Re: clean hydration pack
« Reply #15 on: September 23, 2011, 10:00:44 am »
I used to backpack with an internist in the 70s and 80s. This was when reports of water-borne diseases were increasing in Idaho's wilderness and water filters were becoming expensive but necessary accessories. This doctor pointed out maintaining a sterile water source is far more complicated than anyone believes. If you rinse your hands in the lake, walk across a creek and then touch your boots or dip your bandana into the stream and wipe your face, there's no need to filter your water except to remove debris. At the microscopic level, you've totally compromised your clean water regimen.
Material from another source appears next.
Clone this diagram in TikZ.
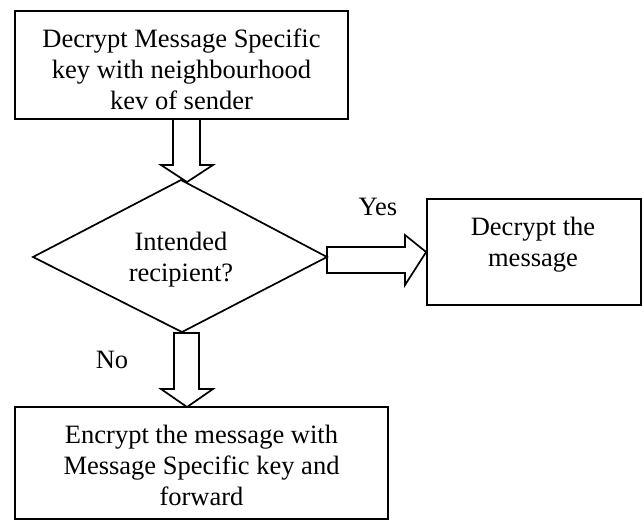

I think this is a version of the "one germ will kill you" fallacy.  OK, it's just barely possible -- but Schrodinger's cat may have slept here, too.

However, a normal person's immune system can handle some number of most etiologic agents.  One flu virus?  your immune system will probably contain it before you come down with the flu.  One giarda cluster?  ditto.  The problem comes when you ingest 100 giardia clusters, or a few thousand flu viruses.  Then they can reproduce fast enough to overwhelm your immune system, and you'll get sick.

The question is, how many is too many?  and how do you keep the number you're exposed to below that "too many" number?  The answer is not always clear, but it's part of why you wash your hands before eating, rinse off fruits and vegetables before preparation, and clean out your hydration pack.  It's almost impossible to sterilize your hands, and not many of us have an autoclave to cook the pack before or after each outing, but we do what we can to get the population of germs down.